司法改革的最终目标是司法独立,且保证司法的终极权威(此两点并不当然雷同),但司法改革的困境依旧,大致如下:
1、在财政上,法院依赖于政府。
2、在机构组织上,法院体制是准行政化的。
3、在职能上,虽然
宪法赋予司法独立,但法院得接受人大及检察院的监督,独立而不具有终极权威。
4、在事实上,法院得接受党的领导。
5、在专业素养上,法官作为个人之大多数是差强人意的,作为群体距知识权威甚远。
6、在“政治正确”上,法官之“公仆”形象与法官作为“父母官”之权威是相互抵触的。(详后)
受以上6个方面的制约,司法改革也只能立足并期望于改革中的“点滴方案”。最高院关于服法袍、用惊堂槌等的改革,是点滴之伊始。当然,乐观者可能说,千里之行始于此足下,但悲观者更可能看出此中之无奈。持中地说,司法改革似在“韬光养晦”,不能“达则兼济天下”,不如在自家的后院赏玩“花鸟虫鱼”。
司法改革是如此,司法改革的研究没能例外。贺卫方先生的“点滴方案”更像学术中的“花鸟虫鱼”,是一位具备士大夫精神的人所选择的退路中的进路。所有这些,贺先生应该是有明确意识的,因为在《改革司法改革》([法律思想网],贺卫方文集)一文中,贺先生指出:中国司法改革尚在专业视野中,未能放进社会视野中,且这“两类改革之间在深层次上具有内在的对立和紧张”。
紧张何在?原来:
“大致上说,法律界内部多从法律职业化和司法独立的角度考虑,因而希望通过独立而达到公正;法律界之外的人们则更多地寄希望于监督,认为司法不公正的基本原因是法官权力的不受控制,因而改革的目标就是强化对法院以及法官的控制。”

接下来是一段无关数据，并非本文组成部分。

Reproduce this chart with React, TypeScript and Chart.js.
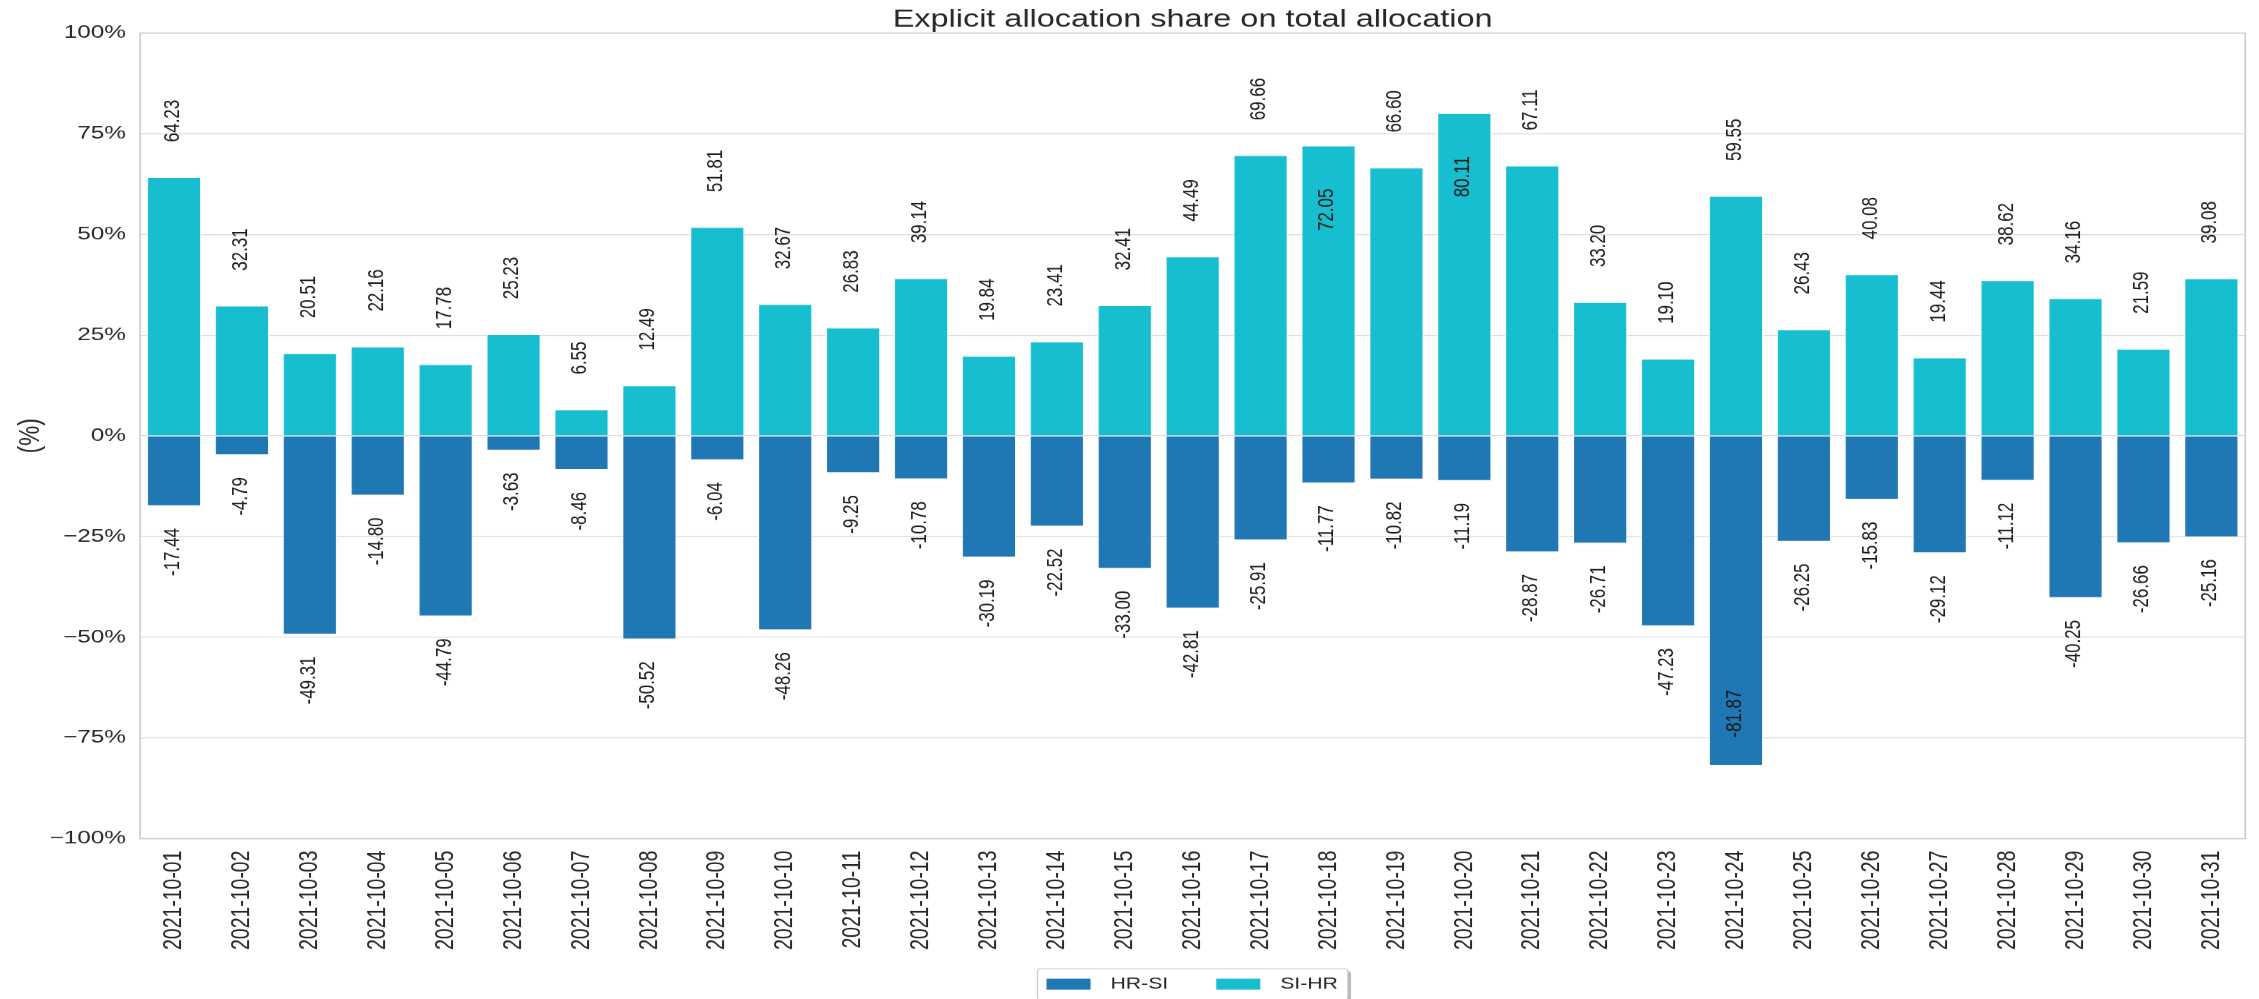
import React, { useEffect, useRef } from 'react';
import { Chart, registerables } from 'chart.js';

Chart.register(...registerables);

// ---------------- data ----------------
const dates = [
  '2021-10-01', '2021-10-02', '2021-10-03', '2021-10-04', '2021-10-05', '2021-10-06', '2021-10-07',
  '2021-10-08', '2021-10-09', '2021-10-10', '2021-10-11', '2021-10-12', '2021-10-13', '2021-10-14',
  '2021-10-15', '2021-10-16', '2021-10-17', '2021-10-18', '2021-10-19', '2021-10-20', '2021-10-21',
  '2021-10-22', '2021-10-23', '2021-10-24', '2021-10-25', '2021-10-26', '2021-10-27', '2021-10-28',
  '2021-10-29', '2021-10-30', '2021-10-31',
];

const hrSi = [
  -17.44, -4.79, -49.31, -14.80, -44.79, -3.63, -8.46, -50.52, -6.04, -48.26, -9.25, -10.78, -30.19,
  -22.52, -33.00, -42.81, -25.91, -11.77, -10.82, -11.19, -28.87, -26.71, -47.23, -81.87, -26.25,
  -15.83, -29.12, -11.12, -40.25, -26.66, -25.16,
];

const siHr = [
  64.23, 32.31, 20.51, 22.16, 17.78, 25.23, 6.55, 12.49, 51.81, 32.67, 26.83, 39.14, 19.84, 23.41,
  32.41, 44.49, 69.66, 72.05, 66.60, 80.11, 67.11, 33.20, 19.10, 59.55, 26.43, 40.08, 19.44, 38.62,
  34.16, 21.59, 39.08,
];

const yTickValues = [-100, -75, -50, -25, 0, 25, 50, 75, 100];
const seriesNames = ['HR-SI', 'SI-HR'];
const seriesColors = ['#1f77b4', '#17becf'];
const titleText = 'Explicit allocation share on total allocation';
const yAxisLabel = '(%)';

// ---------------- styling ----------------
const STRETCH = 1.3503; // the reference is horizontally stretched
const W = 1673;
const H = 999;
const FONT = '"Liberation Sans", Arial, Helvetica, sans-serif';
const TEXT = '#262626';

const decorPlugin = {
  id: 'decor',
  beforeDatasetsDraw(chart: any) {
    const { ctx, chartArea: a } = chart;
    ctx.save();
    ctx.strokeStyle = '#cccccc';
    ctx.lineWidth = 1.2;
    ctx.strokeRect(a.left, a.top, a.right - a.left, a.bottom - a.top);
    ctx.restore();
  },
  afterDatasetsDraw(chart: any) {
    const { ctx } = chart;
    ctx.save();
    ctx.fillStyle = '#1a1a1a';
    ctx.font = `16.9px ${FONT}`;
    chart.data.datasets.forEach((ds: any, di: number) => {
      const meta = chart.getDatasetMeta(di);
      meta.data.forEach((bar: any, i: number) => {
        const v = ds.data[i] as number;
        const { x, y } = bar.getProps(['x', 'y'], true);
        const inside = Math.abs(v) > 70;
        let ay: number;
        let align: CanvasTextAlign;
        if (v >= 0) {
          if (!inside) { ay = y - 35; align = 'left'; } else { ay = y + 43; align = 'right'; }
        } else {
          if (!inside) { ay = y + 22; align = 'right'; } else { ay = y - 28; align = 'left'; }
        }
        ctx.save();
        ctx.translate(x - 1, ay);
        ctx.rotate(-Math.PI / 2);
        ctx.textAlign = align;
        ctx.textBaseline = 'middle';
        ctx.fillText(v.toFixed(2), 0, 0);
        ctx.restore();
      });
    });
    ctx.restore();
  },
  afterDraw(chart: any) {
    const { ctx, chartArea: a } = chart;
    const cx = (a.left + a.right) / 2;
    ctx.save();
    // title
    ctx.fillStyle = TEXT;
    ctx.font = `24px ${FONT}`;
    ctx.textAlign = 'center';
    ctx.textBaseline = 'alphabetic';
    ctx.fillText(titleText, cx, 27);

    // y-axis label
    ctx.save();
    ctx.translate(23, (a.top + a.bottom) / 2);
    ctx.rotate(-Math.PI / 2);
    ctx.font = `22.5px ${FONT}`;
    ctx.textAlign = 'center';
    ctx.textBaseline = 'middle';
    ctx.fillText(yAxisLabel, 0, 0);
    ctx.restore();

    // legend
    ctx.font = `15.7px ${FONT}`;
    const tw = seriesNames.map((n) => ctx.measureText(n).width);
    const padL = 6.7, sw = 32.6, sh = 11, gap = 14.8, col = 35.6, padR = 7.4;
    const total = padL + sw + gap + tw[0] + col + sw + gap + tw[1] + padR;
    const left = cx - total / 2;
    const top = 968;
    const fh = 31.5;
    const r = 3;
    const rr = (x: number, y: number, w: number, h: number) => {
      ctx.beginPath();
      ctx.moveTo(x + r, y);
      ctx.lineTo(x + w - r, y);
      ctx.quadraticCurveTo(x + w, y, x + w, y + r);
      ctx.lineTo(x + w, y + h - r);
      ctx.quadraticCurveTo(x + w, y + h, x + w - r, y + h);
      ctx.lineTo(x + r, y + h);
      ctx.quadraticCurveTo(x, y + h, x, y + h - r);
      ctx.lineTo(x, y + r);
      ctx.quadraticCurveTo(x, y, x + r, y);
      ctx.closePath();
    };
    ctx.fillStyle = 'rgba(0,0,0,0.3)';
    rr(left + 2.2, top + 2.2, total, fh);
    ctx.fill();
    ctx.fillStyle = '#ffffff';
    ctx.strokeStyle = '#cccccc';
    ctx.lineWidth = 1;
    rr(left, top, total, fh);
    ctx.fill();
    ctx.stroke();

    let x = left + padL;
    seriesNames.forEach((n, i) => {
      ctx.fillStyle = seriesColors[i];
      ctx.fillRect(x, top + 10, sw, sh);
      x += sw + gap;
      ctx.fillStyle = TEXT;
      ctx.textAlign = 'left';
      ctx.textBaseline = 'middle';
      ctx.fillText(n, x, top + 15.8);
      x += tw[i] + col;
    });
    ctx.restore();
  },
};

export default function App() {
  const ref = useRef<HTMLCanvasElement>(null);

  useEffect(() => {
    document.body.style.margin = '0';
    document.body.style.overflow = 'hidden';
    const chart = new Chart(ref.current as HTMLCanvasElement, {
      type: 'bar',
      data: {
        labels: dates,
        datasets: [
          {
            label: seriesNames[0],
            data: hrSi,
            backgroundColor: seriesColors[0],
            borderColor: '#ffffff',
            borderWidth: 0.8,
            barPercentage: 0.8,
            categoryPercentage: 1.0,
          },
          {
            label: seriesNames[1],
            data: siHr,
            backgroundColor: seriesColors[1],
            borderColor: '#ffffff',
            borderWidth: 0.8,
            barPercentage: 0.8,
            categoryPercentage: 1.0,
          },
        ],
      },
      options: {
        animation: false,
        responsive: true,
        maintainAspectRatio: false,
        devicePixelRatio: STRETCH,
        layout: { padding: { top: 33, right: 4.3, bottom: 0, left: 0 } },
        plugins: {
          legend: { display: false },
          title: { display: false },
          tooltip: { enabled: false },
        },
        scales: {
          x: {
            stacked: true,
            grid: { display: false, drawTicks: false },
            border: { display: false },
            ticks: {
              autoSkip: false,
              minRotation: 90,
              maxRotation: 90,
              padding: 12,
              color: TEXT,
              font: { family: FONT, size: 19.4 },
            },
            afterFit(s: any) { s.height = 161; },
          },
          y: {
            stacked: true,
            min: -100,
            max: 100,
            afterBuildTicks(s: any) { s.ticks = yTickValues.map((v) => ({ value: v })); },
            grid: { color: '#d9d9d9', lineWidth: 1, drawTicks: false },
            border: { display: false },
            ticks: {
              padding: 10.4,
              color: TEXT,
              font: { family: FONT, size: 18 },
              callback: (v: any) => (Number(v) < 0 ? '\u2212' : '') + Math.abs(Number(v)) + '%',
            },
            afterFit(s: any) { s.width = 103.7; },
          },
        },
      },
      plugins: [decorPlugin],
    });
    return () => chart.destroy();
  }, []);

  return (
    <div
      style={{
        width: W,
        height: H,
        position: 'relative',
        transform: `scaleX(${STRETCH})`,
        transformOrigin: '0 0',
      }}
    >
      <canvas ref={ref} />
    </div>
  );
}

立足于社会视野的改革不能忽视普通民众的希求。但为什么在民众看来,“改革的目标就是强化对法院以及法官的控制”?——而事实上法官的权力不是不受控制的。一种可能的解释是:民众欲通过监督、控制来保证法官受到道义上的约束。这种约束是可能的,系因法官在政治上是“公仆”。这种约束之所以为民众所希,则是因为我们几千年传统所固有的观念:官员应该受到道德上的约束。传统中的“父母官”(他们也是“法官”)是藉“父母”之“德”与“威”展开司法审判的。